Stakeholders jot ideas down on post its and present ideas, discussing each concept with the group. The dev team arranges the epics, features, and stories into the story map. Epics and features flow from left to right in a logical user path (e.g., searching, checkout, and then booking). Arrange the stories under each feature in a logical flow to visualize the entire scope of work.

As a reminder, don’t rely too heavily on feature parity. Yes, there is some value in flagging the options no longer needed and old functionality to avoid potential failure. However, now is a prime opportunity to redefine the software synced to the company’s current and future needs. Focus on delivering outcomes. Be deliberate and work with stakeholders to only identify features that benefit customers or business needs.

When rebuilding an application: Capture the areas requiring rework in a service blueprint.

A service blueprint provides the entire team insight into the business systems, third-party integrations, and manual steps featured in the legacy systems relevant to customers and back-office personnel. Break the monolithic legacy system into domains, prioritizing each to inform the initial iterative component build and release of the new system. Highlight specific pain points as well as low-risk opportunities to set aside for future workshops, estimate, and build. Capture risks, impediments, technical feasibility, and priority items.

Defining scope

After the workshop, estimate the effort based on business goals, story points, and complexity factors. Determine the drivers influencing the work ahead (e.g., the cost and time).

  • Increase the team size or run parallel teams to hit the product release date or expedite or larger system efforts.

  • Keep the team size smaller and spread the development across several, incremental releases to pace funding better aligned with the business or access revenue from new features support further investment. 

Sometimes a workshop is not enough to inform the initial build. If there are still unknowns, difficulty evaluating risks, or in need of additional information, add a discovery phase to better define the work, including:

  • Heuristics

  • User research

  • Competitive analysis

  • Ideation

  • Service design

  • Technical spikes

  • Prototypes

Establishing success metrics

Craft metrics to measure and monitor success. Set specific, measurable, achievable goals. During each sprint and release, validate the approach against the established metrics. If running off-course, reset and set new success metrics based on the company’s current state, future state, or market conditions. Partner with consultants to support teams needs to scale up or down based on demand, provide specialty services, or fill technology knowledge gaps.

Building and delivering

Rather than trying to modernize the entire application with a big bang, use an agile approach—breaking legacy monoliths into components and services. Reference the workshop assets, like a service blueprint or story map, to inform the product roadmap. Focus on building high-priority elements. 

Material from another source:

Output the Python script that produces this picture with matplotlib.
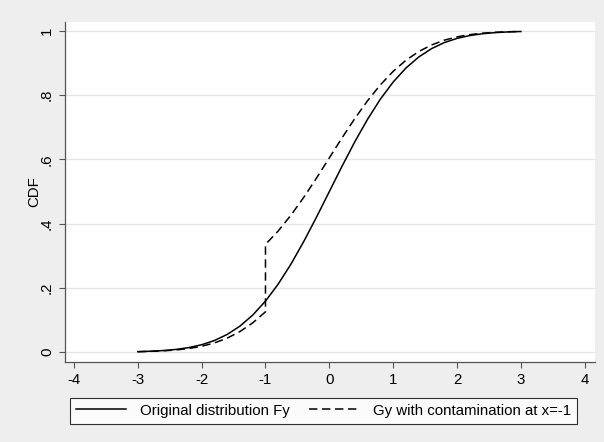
import matplotlib.pyplot as plt
import numpy as np

plt.rcParams['font.family'] = ['Liberation Sans', 'DejaVu Sans']
plt.rcParams['axes.unicode_minus'] = False

# x grid and the two CDFs
x = [-3.0, -2.8, -2.6, -2.4, -2.2, -2.0, -1.8, -1.6, -1.4, -1.2, -1.0,
     -0.8, -0.6, -0.4, -0.2, 0.0, 0.2, 0.4, 0.6, 0.8, 1.0,
     1.2, 1.4, 1.6, 1.8, 2.0, 2.2, 2.4, 2.6, 2.8, 3.0]
fy = [0.0013, 0.0026, 0.0047, 0.0082, 0.0139, 0.0228, 0.0359, 0.0548, 0.0808, 0.1151, 0.1587,
      0.2119, 0.2743, 0.3446, 0.4207, 0.5000, 0.5793, 0.6554, 0.7257, 0.7881, 0.8413,
      0.8849, 0.9192, 0.9452, 0.9641, 0.9772, 0.9861, 0.9918, 0.9953, 0.9974, 0.9987]

# contaminated cdf has a jump at x=-1 so it gets an extra point there
gx = [-3.0, -2.8, -2.6, -2.4, -2.2, -2.0, -1.8, -1.6, -1.4, -1.2, -1.0, -1.0,
      -0.8, -0.6, -0.4, -0.2, 0.0, 0.2, 0.4, 0.6, 0.8, 1.0,
      1.2, 1.4, 1.6, 1.8, 2.0, 2.2, 2.4, 2.6, 2.8, 3.0]
gy = [0.0010, 0.0021, 0.0037, 0.0065, 0.0110, 0.0180, 0.0284, 0.0433, 0.0638, 0.0909, 0.1254, 0.3354,
      0.3774, 0.4267, 0.4822, 0.5424, 0.6050, 0.6676, 0.7278, 0.7833, 0.8326, 0.8746,
      0.9091, 0.9362, 0.9567, 0.9716, 0.9820, 0.9890, 0.9935, 0.9963, 0.9979, 0.9990]

xticks = [-4, -3, -2, -1, 0, 1, 2, 3, 4]
yticks = [0, 0.2, 0.4, 0.6, 0.8, 1.0]
ylabels = ['0', '.2', '.4', '.6', '.8', '1']

fs = 10.8

fig = plt.figure(figsize=(6.04, 4.42), dpi=100, facecolor='#eeeeee')
ax = fig.add_axes([0.1076, 0.181, 0.8774, 0.769])
ax.set_facecolor('white')

l1, = ax.plot(x, fy, color='black', lw=1.1, label='Original distribution Fy')
l2, = ax.plot(gx, gy, color='black', lw=1.1, dashes=(5.5, 3), label='Gy with contamination at x=-1')

ax.set_xlim(-4.14, 4.16)
ax.set_ylim(-0.031, 1.028)
ax.set_xticks(xticks)
ax.set_yticks(yticks)
ax.set_yticklabels(ylabels, rotation=90, va='center')
ax.tick_params(direction='out', length=4, width=0.8, color='#555555', labelsize=fs, pad=4)
ax.grid(axis='y', color='#e6e6e6', lw=1)
ax.set_axisbelow(True)
ax.set_ylabel('CDF', fontsize=fs, labelpad=-1)

for s in ['top', 'right']:
    ax.spines[s].set_visible(False)
for s in ['left', 'bottom']:
    ax.spines[s].set_color('#555555')
    ax.spines[s].set_linewidth(0.9)

leg = fig.legend(handles=[l1, l2], loc='center left', ncol=2,
                 bbox_to_anchor=(70 / 604, 1 - 410.5 / 442),
                 fontsize=fs, handlelength=3.35, frameon=True, fancybox=False,
                 borderaxespad=0, borderpad=0.4, handletextpad=0.9, columnspacing=1.3)
leg.get_frame().set_edgecolor('black')
leg.get_frame().set_linewidth(0.8)

fig.savefig('out.png', dpi=100, facecolor=fig.get_facecolor())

Demine which aspects to work on and in what order. Run daily standups to ensure teams remain aligned during execution delivery cycles. Slice the workload into manageable increments with two-week sprints released every two to three months—working toward a twelve to eighteen-month final delivery. Leverage an iterative build-measure-learn approach to evaluate success after each release and reincorporate learnings from recent releases back into the product. Once all components are assembled and interconnected, remove and replace the legacy system.

Modular modernization

As a foundation, a modular approach enables organizations to manage applications at an individual component level, relying on the system’s data as a building block. To implement, build, test, and run applications in a virtualized environment. Modular builds include a set of connected micro-applications or microservices along with corresponding compartmentalized domain data. Start with the least dependent components of the legacy application identified in the story map or service blueprint. Then, stitch the components together, creating a way to scale pieces of the work banking on successes or quickly responding to failure.

Analyzing the outcome

User research, lean requirements, and dual-track scrum enable teams to deliver fast. Pivots throughout delivery are possible due to the nimble process. Agile, cross-functional teams own the product backlog, user research, design, testing, development, and release strategy.

Unlike building a widget, digital product requirements often shift throughout delivery. Markets change. Stakeholders view working demos and raise questions. Supplement initial bias with user research.

Work with stakeholders to remedy concerns and review analytics to identify features to retire or add. Maintain the underlying software and libraries and continue to foster continuous release cycles using DevSecOps. Dual-track scrum allows the team to react to changing requirements with minimal rework and ship a product faster.